Return, exactly as written, the lines from the one containing "Write a LaTeX" through the one containing "(c3) at (b6.south", with both ends included.

>> start Recorded information

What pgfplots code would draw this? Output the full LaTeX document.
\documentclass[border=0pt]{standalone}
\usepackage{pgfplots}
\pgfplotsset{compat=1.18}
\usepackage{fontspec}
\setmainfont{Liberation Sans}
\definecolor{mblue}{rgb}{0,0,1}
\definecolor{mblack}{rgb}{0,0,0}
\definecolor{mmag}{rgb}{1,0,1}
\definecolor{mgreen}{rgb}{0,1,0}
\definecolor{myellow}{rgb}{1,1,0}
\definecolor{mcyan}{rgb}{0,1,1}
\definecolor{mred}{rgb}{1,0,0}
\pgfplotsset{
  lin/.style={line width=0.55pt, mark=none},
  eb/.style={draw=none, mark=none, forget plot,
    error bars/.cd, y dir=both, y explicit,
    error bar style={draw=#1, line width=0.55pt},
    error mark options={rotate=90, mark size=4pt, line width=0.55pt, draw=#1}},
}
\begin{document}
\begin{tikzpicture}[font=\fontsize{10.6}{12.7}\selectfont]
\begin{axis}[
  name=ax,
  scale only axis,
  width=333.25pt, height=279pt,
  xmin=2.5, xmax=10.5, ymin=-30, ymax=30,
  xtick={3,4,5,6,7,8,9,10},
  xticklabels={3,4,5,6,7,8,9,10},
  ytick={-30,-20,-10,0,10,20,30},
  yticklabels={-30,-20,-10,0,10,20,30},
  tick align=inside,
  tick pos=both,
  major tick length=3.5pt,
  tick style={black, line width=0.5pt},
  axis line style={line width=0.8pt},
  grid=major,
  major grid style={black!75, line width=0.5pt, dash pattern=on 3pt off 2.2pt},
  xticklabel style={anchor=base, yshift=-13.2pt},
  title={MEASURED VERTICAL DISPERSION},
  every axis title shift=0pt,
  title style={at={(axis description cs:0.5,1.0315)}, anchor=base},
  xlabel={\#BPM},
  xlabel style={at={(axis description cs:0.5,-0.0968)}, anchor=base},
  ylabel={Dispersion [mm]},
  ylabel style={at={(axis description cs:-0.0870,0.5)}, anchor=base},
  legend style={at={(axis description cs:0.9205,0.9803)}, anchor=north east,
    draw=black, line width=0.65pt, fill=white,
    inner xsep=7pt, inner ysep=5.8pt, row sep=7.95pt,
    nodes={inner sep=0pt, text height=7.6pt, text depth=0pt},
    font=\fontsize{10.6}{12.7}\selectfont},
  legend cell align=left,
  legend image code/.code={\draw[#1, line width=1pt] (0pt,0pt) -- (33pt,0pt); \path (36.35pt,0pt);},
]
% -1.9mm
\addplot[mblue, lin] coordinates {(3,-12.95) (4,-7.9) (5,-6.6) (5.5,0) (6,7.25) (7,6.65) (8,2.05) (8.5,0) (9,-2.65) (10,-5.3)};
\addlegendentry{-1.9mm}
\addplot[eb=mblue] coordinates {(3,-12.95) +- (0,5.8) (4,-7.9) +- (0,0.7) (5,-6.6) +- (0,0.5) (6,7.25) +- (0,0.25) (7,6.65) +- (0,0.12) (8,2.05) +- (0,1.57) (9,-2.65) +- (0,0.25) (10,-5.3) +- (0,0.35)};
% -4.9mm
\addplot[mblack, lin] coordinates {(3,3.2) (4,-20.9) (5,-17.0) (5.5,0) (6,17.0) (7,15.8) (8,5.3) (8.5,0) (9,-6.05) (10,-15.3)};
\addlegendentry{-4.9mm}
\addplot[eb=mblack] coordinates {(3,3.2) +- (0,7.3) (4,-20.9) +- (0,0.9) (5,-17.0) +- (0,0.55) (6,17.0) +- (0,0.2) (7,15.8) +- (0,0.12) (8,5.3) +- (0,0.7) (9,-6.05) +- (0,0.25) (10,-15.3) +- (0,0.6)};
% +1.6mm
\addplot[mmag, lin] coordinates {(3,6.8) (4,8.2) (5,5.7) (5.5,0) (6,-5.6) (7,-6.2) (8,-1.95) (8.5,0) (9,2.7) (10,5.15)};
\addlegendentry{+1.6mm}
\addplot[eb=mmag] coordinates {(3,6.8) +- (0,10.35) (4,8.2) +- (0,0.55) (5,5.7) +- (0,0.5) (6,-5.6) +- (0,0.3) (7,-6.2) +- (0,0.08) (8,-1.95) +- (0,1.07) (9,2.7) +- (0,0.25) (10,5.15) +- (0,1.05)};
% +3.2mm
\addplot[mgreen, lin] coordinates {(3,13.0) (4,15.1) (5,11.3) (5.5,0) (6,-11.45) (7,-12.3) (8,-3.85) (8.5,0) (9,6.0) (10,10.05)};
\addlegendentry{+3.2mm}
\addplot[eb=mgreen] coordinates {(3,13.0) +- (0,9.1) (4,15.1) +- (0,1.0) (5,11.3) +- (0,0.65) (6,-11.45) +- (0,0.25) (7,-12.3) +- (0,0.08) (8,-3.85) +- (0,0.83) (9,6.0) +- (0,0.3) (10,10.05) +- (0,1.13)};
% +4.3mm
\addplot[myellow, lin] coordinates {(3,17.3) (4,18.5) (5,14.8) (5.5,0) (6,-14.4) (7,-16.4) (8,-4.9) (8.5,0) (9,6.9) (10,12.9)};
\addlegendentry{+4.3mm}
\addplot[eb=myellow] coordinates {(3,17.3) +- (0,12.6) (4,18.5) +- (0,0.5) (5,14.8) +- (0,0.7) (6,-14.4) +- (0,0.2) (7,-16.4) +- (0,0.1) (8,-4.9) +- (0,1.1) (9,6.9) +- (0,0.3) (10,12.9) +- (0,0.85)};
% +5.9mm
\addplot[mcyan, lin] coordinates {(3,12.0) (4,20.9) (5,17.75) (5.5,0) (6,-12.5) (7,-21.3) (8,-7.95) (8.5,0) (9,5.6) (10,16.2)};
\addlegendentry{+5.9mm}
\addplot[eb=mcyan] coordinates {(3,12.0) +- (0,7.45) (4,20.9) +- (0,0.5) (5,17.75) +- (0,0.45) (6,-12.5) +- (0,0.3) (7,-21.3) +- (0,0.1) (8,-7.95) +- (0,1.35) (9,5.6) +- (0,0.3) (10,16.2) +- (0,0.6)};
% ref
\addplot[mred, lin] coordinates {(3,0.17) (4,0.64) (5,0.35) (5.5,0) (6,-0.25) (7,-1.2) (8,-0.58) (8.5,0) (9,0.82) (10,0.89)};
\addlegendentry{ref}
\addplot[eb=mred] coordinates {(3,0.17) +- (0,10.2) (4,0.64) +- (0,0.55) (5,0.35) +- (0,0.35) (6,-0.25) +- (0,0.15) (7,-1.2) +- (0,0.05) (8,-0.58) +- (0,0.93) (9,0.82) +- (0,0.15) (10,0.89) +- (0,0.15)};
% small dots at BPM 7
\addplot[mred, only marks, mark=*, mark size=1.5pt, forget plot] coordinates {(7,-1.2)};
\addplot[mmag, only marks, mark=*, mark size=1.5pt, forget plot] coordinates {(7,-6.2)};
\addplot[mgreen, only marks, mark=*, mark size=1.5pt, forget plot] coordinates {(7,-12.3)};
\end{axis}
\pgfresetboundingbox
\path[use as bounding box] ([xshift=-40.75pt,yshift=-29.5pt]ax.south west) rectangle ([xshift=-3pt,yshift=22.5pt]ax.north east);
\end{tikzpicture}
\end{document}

>> end Recorded information
>> start Recorded information

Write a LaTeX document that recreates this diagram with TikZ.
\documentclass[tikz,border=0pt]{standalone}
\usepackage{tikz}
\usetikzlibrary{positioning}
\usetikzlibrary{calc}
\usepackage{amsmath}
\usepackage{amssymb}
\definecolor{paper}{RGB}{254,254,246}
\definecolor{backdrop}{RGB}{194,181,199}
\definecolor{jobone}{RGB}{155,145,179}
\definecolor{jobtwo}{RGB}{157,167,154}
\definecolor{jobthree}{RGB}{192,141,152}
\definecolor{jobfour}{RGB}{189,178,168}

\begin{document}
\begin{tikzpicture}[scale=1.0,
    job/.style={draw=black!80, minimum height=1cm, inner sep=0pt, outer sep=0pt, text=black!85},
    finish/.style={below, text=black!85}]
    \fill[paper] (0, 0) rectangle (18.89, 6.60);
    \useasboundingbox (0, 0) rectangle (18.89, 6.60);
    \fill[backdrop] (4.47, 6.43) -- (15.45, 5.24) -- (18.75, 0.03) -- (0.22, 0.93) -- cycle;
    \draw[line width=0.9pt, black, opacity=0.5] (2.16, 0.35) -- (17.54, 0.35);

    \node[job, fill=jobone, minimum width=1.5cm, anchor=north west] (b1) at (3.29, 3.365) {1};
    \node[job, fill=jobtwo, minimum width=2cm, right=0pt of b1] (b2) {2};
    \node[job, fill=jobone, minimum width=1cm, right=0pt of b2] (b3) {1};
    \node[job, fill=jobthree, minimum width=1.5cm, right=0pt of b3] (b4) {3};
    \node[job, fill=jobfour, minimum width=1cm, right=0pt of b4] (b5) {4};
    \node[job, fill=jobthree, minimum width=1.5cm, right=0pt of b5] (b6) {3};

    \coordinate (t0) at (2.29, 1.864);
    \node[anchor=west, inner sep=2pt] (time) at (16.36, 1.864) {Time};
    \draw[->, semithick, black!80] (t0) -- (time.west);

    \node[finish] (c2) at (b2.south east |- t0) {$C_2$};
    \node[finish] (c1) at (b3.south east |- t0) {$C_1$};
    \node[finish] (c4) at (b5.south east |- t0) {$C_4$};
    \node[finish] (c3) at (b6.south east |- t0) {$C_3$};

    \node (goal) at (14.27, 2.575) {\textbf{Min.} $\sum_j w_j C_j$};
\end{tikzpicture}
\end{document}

>> end Recorded information

■ **Written answer**
Write a LaTeX document that recreates this diagram with TikZ.
\documentclass[tikz,border=0pt]{standalone}
\usepackage{tikz}
\usetikzlibrary{positioning}
\usetikzlibrary{calc}
\usepackage{amsmath}
\usepackage{amssymb}
\definecolor{paper}{RGB}{254,254,246}
\definecolor{backdrop}{RGB}{194,181,199}
\definecolor{jobone}{RGB}{155,145,179}
\definecolor{jobtwo}{RGB}{157,167,154}
\definecolor{jobthree}{RGB}{192,141,152}
\definecolor{jobfour}{RGB}{189,178,168}

\begin{document}
\begin{tikzpicture}[scale=1.0,
    job/.style={draw=black!80, minimum height=1cm, inner sep=0pt, outer sep=0pt, text=black!85},
    finish/.style={below, text=black!85}]
    \fill[paper] (0, 0) rectangle (18.89, 6.60);
    \useasboundingbox (0, 0) rectangle (18.89, 6.60);
    \fill[backdrop] (4.47, 6.43) -- (15.45, 5.24) -- (18.75, 0.03) -- (0.22, 0.93) -- cycle;
    \draw[line width=0.9pt, black, opacity=0.5] (2.16, 0.35) -- (17.54, 0.35);

    \node[job, fill=jobone, minimum width=1.5cm, anchor=north west] (b1) at (3.29, 3.365) {1};
    \node[job, fill=jobtwo, minimum width=2cm, right=0pt of b1] (b2) {2};
    \node[job, fill=jobone, minimum width=1cm, right=0pt of b2] (b3) {1};
    \node[job, fill=jobthree, minimum width=1.5cm, right=0pt of b3] (b4) {3};
    \node[job, fill=jobfour, minimum width=1cm, right=0pt of b4] (b5) {4};
    \node[job, fill=jobthree, minimum width=1.5cm, right=0pt of b5] (b6) {3};

    \coordinate (t0) at (2.29, 1.864);
    \node[anchor=west, inner sep=2pt] (time) at (16.36, 1.864) {Time};
    \draw[->, semithick, black!80] (t0) -- (time.west);

    \node[finish] (c2) at (b2.south east |- t0) {$C_2$};
    \node[finish] (c1) at (b3.south east |- t0) {$C_1$};
    \node[finish] (c4) at (b5.south east |- t0) {$C_4$};
    \node[finish] (c3) at (b6.south east |- t0) {$C_3$};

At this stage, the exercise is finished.